Sinking your teeth into a cob of just-picked-and-immediately-steamed sweetcorn is one of the soaring high points of the growing season. But there’s more to corn than just sweetcorn.
It’s not out of the ordinary to count over 50 different corn varieties in the average American seed catalogue, including some truly startling head turners: cobs of pearlescent creams, near-black kernels, and eye-poppingly marbled varieties with golds, reds and purples all on the same cob! Then there’s their wide range of uses: sweetcorn for eating fresh, corns for drying and grinding into cornmeal or corn flour, corn for popping, and decorative types to add a little visual cheer.
So, let’s peel aside the husks and peer a little closer into the wonderful world of corn.
Sweetcorn
Sweet types are the result of a mutation of the standard field corn and are harvested while the kernels are still immature, which technically makes sweet corn a vegetable, not a grain.
You can tell if sweetcorn is ready to pick with the fingernail test. Peel back just enough of the husk to expose a few of the plump kernels, then sink a nail into one of them. If it exudes a watery liquid it’s not quite ready, but if the liquid is milky then the cob is good to go. Enjoy sweetcorn as fresh as you can, but freeze gluts off the cob before they turn too starchy.
There are many, many varieties of sweetcorn, with hybrid types are usually bred to max out natural sugar levels – ideal if yours is a sweet tooth!
Corn for Popping
Popcorn types have kernels containing a higher moisture content, which turns to steam when heated. As the steam builds up, so does the pressure, until the hull tears open, enabling the kernel to explode to up to 50 times its original size. Pretty amazing, right?
Popcorn isn’t the preserve of modern movie goers. In fact, they’ve been popping corn in what is today Mexico for at least 5,000 years! Pop this corn onto your seed shopping list and keep this long tradition alive. It’s great fun for younger members of the household – heat whole cobs in the microwave for spectacular-looking popcorn on the cob.
British gardeners can choose from a few popcorn varieties such as ‘Fiesta’ and the rounded and ruby-red cobs of ‘Strawberry Popcorn’. You’ll have more choice if you are growing in a warmer climate.
Corn for Grinding
Golden yellow cornmeal is made by grinding up certain types of dried corn. Cornmeal is often sold as polenta here in the UK, but strictly speaking polenta is a porridge made of boiled cornmeal. The American version of polenta is grits, a popular dish in the South that’s cooked the same way, only using hominy, a pale type of corn, in place of the standard yellow corn.
Cornmeal flour is also the base ingredient to corn chips, tortillas, taco shells and cornbread. Most corn is grown in order to dry and process in some way.

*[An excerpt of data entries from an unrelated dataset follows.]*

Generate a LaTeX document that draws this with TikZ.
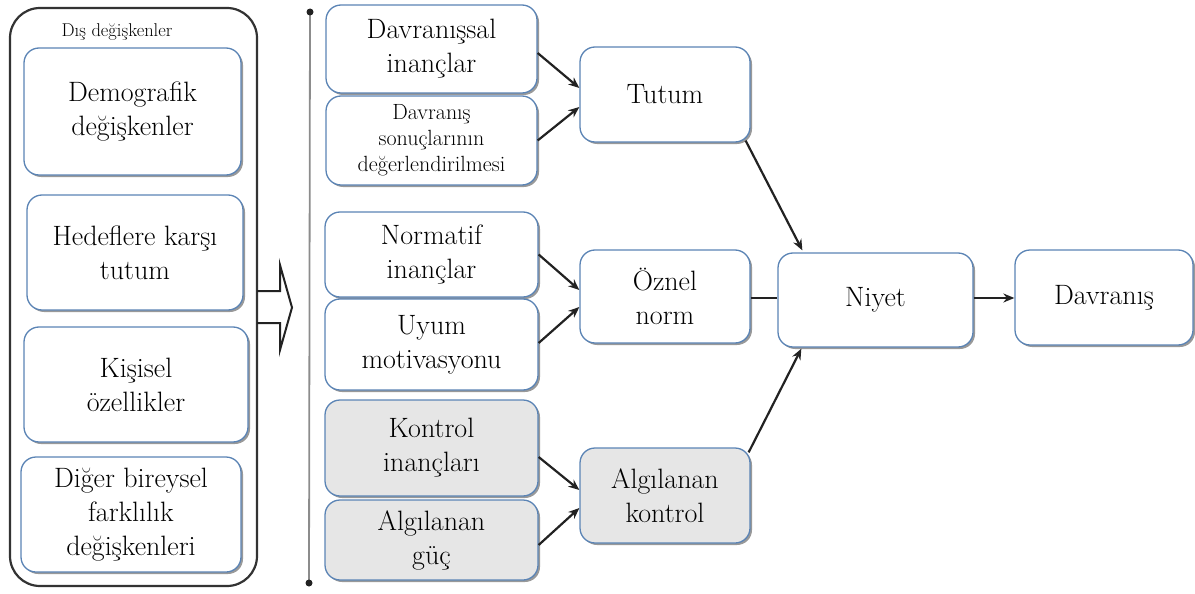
\documentclass[tikz,border=0pt]{standalone}
\usepackage{fontspec}
\usetikzlibrary{arrows.meta,shadows}
\definecolor{boxblue}{HTML}{5B84B5}
\definecolor{boxgrey}{HTML}{E6E6E6}
\definecolor{inkdark}{HTML}{222222}
\tikzset{
  box/.style={draw=boxblue, line width=1.3pt, rounded corners=15pt, fill=white,
    align=center, inner sep=2pt,
    drop shadow={shadow xshift=2pt, shadow yshift=-2pt, fill=black!50, opacity=0.8}},
  greybox/.style={box, fill=boxgrey},
  bigtext/.style={font=\fontsize{28pt}{34pt}\selectfont},
  smalltext/.style={font=\fontsize{22pt}{26pt}\selectfont},
  arr/.style={draw=inkdark, line width=2.2pt, -{Stealth[length=11pt,width=9pt]}},
  link/.style={draw=inkdark, line width=2.2pt},
}
\begin{document}
\begin{tikzpicture}[x=1pt,y=-1pt]
\useasboundingbox (0,0) rectangle (1195,594);

% external variables frame
\draw[draw=black!80, line width=2.2pt, rounded corners=30pt] (10,8) rectangle (257,586);
\node[font=\fontsize{18.5pt}{20pt}\selectfont] (dis) at (117,32) {Dış değişkenler};

\node[box, bigtext, minimum width=217pt, minimum height=127pt] (demo) at (132.5,111.5) {Demografik\\değişkenler};
\node[box, bigtext, minimum width=216pt, minimum height=115pt] (hedef) at (135,252.5) {Hedeflere karşı\\tutum};
\node[box, bigtext, minimum width=224pt, minimum height=115pt] (kisi) at (136,384.5) {Kişisel\\özellikler};
\node[box, bigtext, minimum width=220pt, minimum height=115pt] (diger) at (131,514.5) {Diğer bireysel\\farklılık\\değişkenleri};

% hollow arrow out of the frame
\draw[draw=inkdark, line width=2pt, line join=miter]
  (257,291) -- (280,291) -- (280,265) -- (292,307.5) -- (280,350) -- (280,323) -- (257,323);

% separator line
\coordinate (vtop) at (310,12);
\coordinate (vbot) at (309,583);
\draw[draw=black!45, line width=1.8pt] (vtop) -- (vbot);
\fill[inkdark] (vtop) circle (3.5pt);
\fill[inkdark] (vbot) circle (3.5pt);

% belief boxes
\node[box, bigtext, minimum width=211pt, minimum height=88pt] (davs) at (431.5,49) {Davranışsal\\inançlar};
\node[box, smalltext, minimum width=211pt, minimum height=89pt] (davso) at (431.5,140.5) {Davranış\\sonuçlarının\\değerlendirilmesi};
\node[box, bigtext, minimum width=213pt, minimum height=85pt] (norm) at (431.5,254.5) {Normatif\\inançlar};
\node[box, bigtext, minimum width=213pt, minimum height=91pt] (uyum) at (431.5,344.5) {Uyum\\motivasyonu};
\node[greybox, bigtext, minimum width=213pt, minimum height=96pt] (kont) at (431.5,448) {Kontrol\\inançları};
\node[greybox, bigtext, minimum width=213pt, minimum height=80pt] (guc) at (431.5,540) {Algılanan\\güç};

% constructs
\node[box, bigtext, minimum width=170pt, minimum height=95pt] (tutum) at (665,94.5) {Tutum};
\node[box, bigtext, minimum width=170pt, minimum height=93pt] (oznel) at (665,296.5) {Öznel\\norm};
\node[greybox, bigtext, minimum width=170pt, minimum height=95pt] (algk) at (665,495.5) {Algılanan\\kontrol};
\node[box, bigtext, minimum width=195pt, minimum height=94pt] (niyet) at (875.5,300) {Niyet};
\node[box, bigtext, minimum width=178pt, minimum height=95pt] (davr) at (1104,297.5) {Davranış};

% connectors
\draw[arr] ([yshift=-4pt]davs.east) -- ([yshift=6.5pt]tutum.west);
\draw[arr] (davso.east) -- ([yshift=-12.5pt]tutum.west);
\draw[arr] (norm.east) -- ([yshift=6.5pt]oznel.west);
\draw[arr] ([yshift=1.5pt]uyum.east) -- ([yshift=-10.5pt]oznel.west);
\draw[arr] ([yshift=-9pt]kont.east) -- ([yshift=5.5pt]algk.west);
\draw[arr] ([yshift=-5pt]guc.east) -- ([yshift=-12.5pt]algk.west);

\draw[arr] ([xshift=-5pt,yshift=2pt]tutum.south east) -- ([xshift=25pt,yshift=2pt]niyet.north west);
\draw[link] ([yshift=-1.5pt]oznel.east) -- ([yshift=-1.5pt]oznel.east -| niyet.west);
\draw[arr] ([xshift=-2pt,yshift=-5pt]algk.north east) -- ([xshift=24pt,yshift=-1pt]niyet.south west);
\draw[arr] ([yshift=2pt]niyet.east) -- ([yshift=2pt]niyet.east -| davr.west);
\end{tikzpicture}
\end{document}
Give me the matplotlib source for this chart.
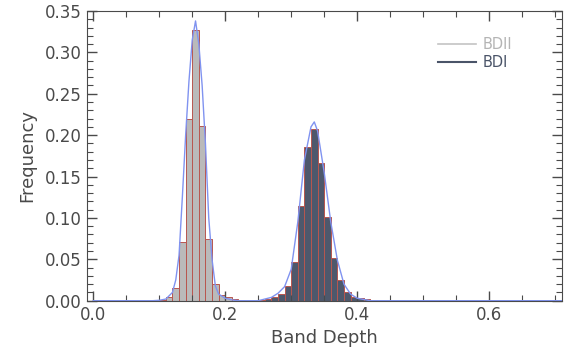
import numpy as np
import matplotlib.pyplot as plt
from matplotlib.ticker import MultipleLocator

# histogram bins (left edges), width 0.01
bdii_left = [0.09, 0.10, 0.11, 0.12, 0.13, 0.14, 0.15, 0.16, 0.17, 0.18, 0.19, 0.20, 0.21, 0.22]
bdii_freq = [0.0005, 0.001, 0.004, 0.015, 0.071, 0.220, 0.327, 0.211, 0.075, 0.020, 0.007, 0.004, 0.002, 0.001]

bdi_left = [0.25, 0.26, 0.27, 0.28, 0.29, 0.30, 0.31, 0.32, 0.33, 0.34, 0.35, 0.36, 0.37, 0.38, 0.39, 0.40, 0.41, 0.42]
bdi_freq = [0.001, 0.002, 0.004, 0.008, 0.018, 0.047, 0.114, 0.186, 0.208, 0.166, 0.101, 0.052, 0.025, 0.011, 0.005, 0.003, 0.0015, 0.001]

# fitted curve (blue)
fit_x = [0.0, 0.09, 0.10, 0.11, 0.12, 0.125, 0.13, 0.135, 0.14, 0.145, 0.15, 0.155, 0.16, 0.165,
         0.17, 0.175, 0.18, 0.185, 0.19, 0.20, 0.21, 0.22, 0.25, 0.27, 0.28, 0.29, 0.30, 0.31,
         0.32, 0.33, 0.335, 0.34, 0.35, 0.36, 0.37, 0.38, 0.39, 0.40, 0.42, 0.71]
fit_y = [0.0, 0.0, 0.0005, 0.002, 0.010, 0.025, 0.055, 0.125, 0.20, 0.265, 0.315, 0.338, 0.31, 0.26,
         0.19, 0.10, 0.05, 0.018, 0.008, 0.003, 0.001, 0.0, 0.0, 0.004, 0.009, 0.017, 0.038, 0.095,
         0.17, 0.21, 0.216, 0.205, 0.155, 0.095, 0.049, 0.02, 0.008, 0.003, 0.0, 0.0]

txt = '#4a4a4a'
edge = '#b8564f'
c_bdii = '#bababa'
c_bdi = '#4e586c'

fig = plt.figure(figsize=(5.64, 3.63), dpi=100)
ax = fig.add_axes([0.1537, 0.1716, 0.8422, 0.7981])

ax.bar(bdii_left, bdii_freq, width=0.01, align='edge', color=c_bdii, edgecolor=edge, linewidth=0.7)
ax.bar(bdi_left, bdi_freq, width=0.01, align='edge', color=c_bdi, edgecolor=edge, linewidth=0.7)
ax.plot(fit_x, fit_y, color='#8093f0', lw=1.0)

ax.set_xlim(-0.01, 0.71)
ax.set_ylim(0, 0.35)
ax.xaxis.set_major_locator(MultipleLocator(0.2))
ax.xaxis.set_minor_locator(MultipleLocator(0.05))
ax.yaxis.set_major_locator(MultipleLocator(0.05))
ax.yaxis.set_minor_locator(MultipleLocator(0.01))
ax.xaxis.set_major_formatter(plt.FormatStrFormatter('%.1f'))
ax.yaxis.set_major_formatter(plt.FormatStrFormatter('%.2f'))
ax.tick_params(which='both', direction='in', top=True, right=True, colors=txt, labelsize=12)
ax.tick_params(which='major', length=7, width=1)
ax.tick_params(which='minor', length=4, width=0.8)
for s in ax.spines.values():
    s.set_color(txt)

ax.set_xlabel('Band Depth', fontsize=13, color=txt, labelpad=4)
ax.set_ylabel('Frequency', fontsize=13, color=txt, labelpad=6)

# legend drawn as lines + text
l1, = ax.plot([], [], color='#c4c4c4', lw=1.2, label='BDII')
l2, = ax.plot([], [], color='#4a5468', lw=1.5, label='BDI')
leg = ax.legend(handles=[l1, l2], loc='upper right', bbox_to_anchor=(0.924, 0.956), frameon=False,
                fontsize=10.5, handlelength=2.6, handletextpad=0.5, labelspacing=0.2)
leg.get_texts()[0].set_color('#b4b4b4')
leg.get_texts()[1].set_color('#4a5468')

fig.savefig('out.png', dpi=100)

Dent corn is the most common type of corn used for cornmeal, so called for the small but noticeable ‘dents’ at the top of each kernel. Flint corns are super hard – hence the name – and come in a range of colours, making them very popular to use as decorations, though they can also be popped for snacking. And then there’s flour corn, grown in drier regions to grind to even finer texture to give corn flour, which can be used in place of wheat flour.
Options are limited here in the UK, but one variety that seems to be available just about everywhere is ‘Painted Mountain’ corn, a type of flint corn that is both reliably early and exceptionally ornamental, with burgundy red stems and multicoloured cobs in reds, yellows, creams and purples. Grow it for decoration, to roast, or to dry and grind into a delicious and nutritious cornmeal or flour.
Drying Corn
Finally, a word on drying corncobs in the damp and dreariness often accompanying the tail end of summer… par for the course for British gardeners! Bring your cobs indoors to finish drying. Peel back the husks to expose the kernels then tie them up out of the way of direct sunshine in a warm, dry, well-ventilated place. You could also dry cobs on racks. Once they are completely dry, detach the kernels from the cob (rubbing two dried cobs together helps dislodge them) and store in an airtight container.